> **DATASET EXTRACT**:
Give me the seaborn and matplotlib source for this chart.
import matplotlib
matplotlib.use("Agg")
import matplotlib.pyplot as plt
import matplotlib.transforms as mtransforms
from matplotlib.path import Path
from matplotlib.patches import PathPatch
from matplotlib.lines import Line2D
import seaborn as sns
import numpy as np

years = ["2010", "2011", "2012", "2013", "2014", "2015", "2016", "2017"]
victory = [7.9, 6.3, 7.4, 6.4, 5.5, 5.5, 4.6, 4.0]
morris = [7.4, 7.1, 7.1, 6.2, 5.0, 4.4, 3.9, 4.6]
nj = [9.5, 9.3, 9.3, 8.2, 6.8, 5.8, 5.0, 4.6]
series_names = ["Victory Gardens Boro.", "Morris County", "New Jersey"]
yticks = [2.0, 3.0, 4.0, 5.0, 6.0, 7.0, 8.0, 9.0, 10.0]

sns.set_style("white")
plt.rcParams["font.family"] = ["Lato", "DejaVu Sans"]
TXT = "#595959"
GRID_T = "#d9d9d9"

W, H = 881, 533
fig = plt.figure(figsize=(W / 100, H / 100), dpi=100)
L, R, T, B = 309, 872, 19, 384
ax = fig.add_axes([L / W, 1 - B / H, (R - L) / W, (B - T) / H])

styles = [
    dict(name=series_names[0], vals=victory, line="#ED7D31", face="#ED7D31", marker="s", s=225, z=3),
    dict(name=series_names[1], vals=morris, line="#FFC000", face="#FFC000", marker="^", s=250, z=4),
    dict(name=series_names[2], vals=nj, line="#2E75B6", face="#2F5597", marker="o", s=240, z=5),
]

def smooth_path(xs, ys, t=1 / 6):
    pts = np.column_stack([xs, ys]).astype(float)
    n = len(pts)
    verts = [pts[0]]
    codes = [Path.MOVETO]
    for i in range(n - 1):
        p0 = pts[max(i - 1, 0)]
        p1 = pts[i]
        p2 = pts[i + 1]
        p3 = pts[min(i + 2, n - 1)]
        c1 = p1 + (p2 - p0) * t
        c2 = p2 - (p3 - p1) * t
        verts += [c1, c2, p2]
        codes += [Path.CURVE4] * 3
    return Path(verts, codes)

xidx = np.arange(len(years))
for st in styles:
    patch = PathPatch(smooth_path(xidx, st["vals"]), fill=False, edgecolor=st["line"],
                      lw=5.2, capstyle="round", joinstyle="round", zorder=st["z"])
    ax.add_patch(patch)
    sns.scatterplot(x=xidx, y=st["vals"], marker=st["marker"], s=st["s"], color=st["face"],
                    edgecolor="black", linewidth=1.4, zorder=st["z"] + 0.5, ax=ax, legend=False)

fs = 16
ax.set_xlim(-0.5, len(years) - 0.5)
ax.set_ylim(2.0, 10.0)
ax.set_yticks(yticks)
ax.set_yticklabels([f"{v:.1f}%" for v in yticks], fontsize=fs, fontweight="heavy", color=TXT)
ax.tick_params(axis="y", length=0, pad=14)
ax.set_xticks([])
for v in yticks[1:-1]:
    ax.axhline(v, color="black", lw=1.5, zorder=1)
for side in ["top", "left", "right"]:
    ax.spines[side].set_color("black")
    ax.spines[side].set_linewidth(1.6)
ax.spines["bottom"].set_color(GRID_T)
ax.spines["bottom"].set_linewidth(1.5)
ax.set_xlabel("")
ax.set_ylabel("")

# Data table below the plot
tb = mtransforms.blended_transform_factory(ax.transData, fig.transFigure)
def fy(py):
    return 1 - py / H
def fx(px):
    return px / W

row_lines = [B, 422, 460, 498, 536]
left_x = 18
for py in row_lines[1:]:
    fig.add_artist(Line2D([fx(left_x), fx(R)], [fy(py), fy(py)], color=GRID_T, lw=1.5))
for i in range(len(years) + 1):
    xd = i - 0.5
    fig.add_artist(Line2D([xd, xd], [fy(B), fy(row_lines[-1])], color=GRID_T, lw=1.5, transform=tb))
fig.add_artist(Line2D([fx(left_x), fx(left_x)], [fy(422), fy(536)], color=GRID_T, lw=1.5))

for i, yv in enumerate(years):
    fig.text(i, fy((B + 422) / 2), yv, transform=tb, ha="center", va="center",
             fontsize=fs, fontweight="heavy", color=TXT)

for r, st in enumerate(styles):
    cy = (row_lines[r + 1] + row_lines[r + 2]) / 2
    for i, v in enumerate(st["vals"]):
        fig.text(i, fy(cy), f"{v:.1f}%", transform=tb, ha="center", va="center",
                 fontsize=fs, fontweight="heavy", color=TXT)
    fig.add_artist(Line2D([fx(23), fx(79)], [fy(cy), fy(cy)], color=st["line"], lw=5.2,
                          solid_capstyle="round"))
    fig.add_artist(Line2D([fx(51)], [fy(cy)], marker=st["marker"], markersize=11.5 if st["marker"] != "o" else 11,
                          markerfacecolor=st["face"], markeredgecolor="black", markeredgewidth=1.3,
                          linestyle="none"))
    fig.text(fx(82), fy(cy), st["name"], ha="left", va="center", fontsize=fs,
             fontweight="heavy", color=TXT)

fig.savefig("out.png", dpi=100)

> **WHAT IS EXPECTED**: Using the listing, collect all lines in which the string "matplotlib" is found.

> **THE COMPLETED TASK**:
Give me the seaborn and matplotlib source for this chart.
import matplotlib
matplotlib.use("Agg")
import matplotlib.pyplot as plt
import matplotlib.transforms as mtransforms
from matplotlib.path import Path
from matplotlib.patches import PathPatch
from matplotlib.lines import Line2D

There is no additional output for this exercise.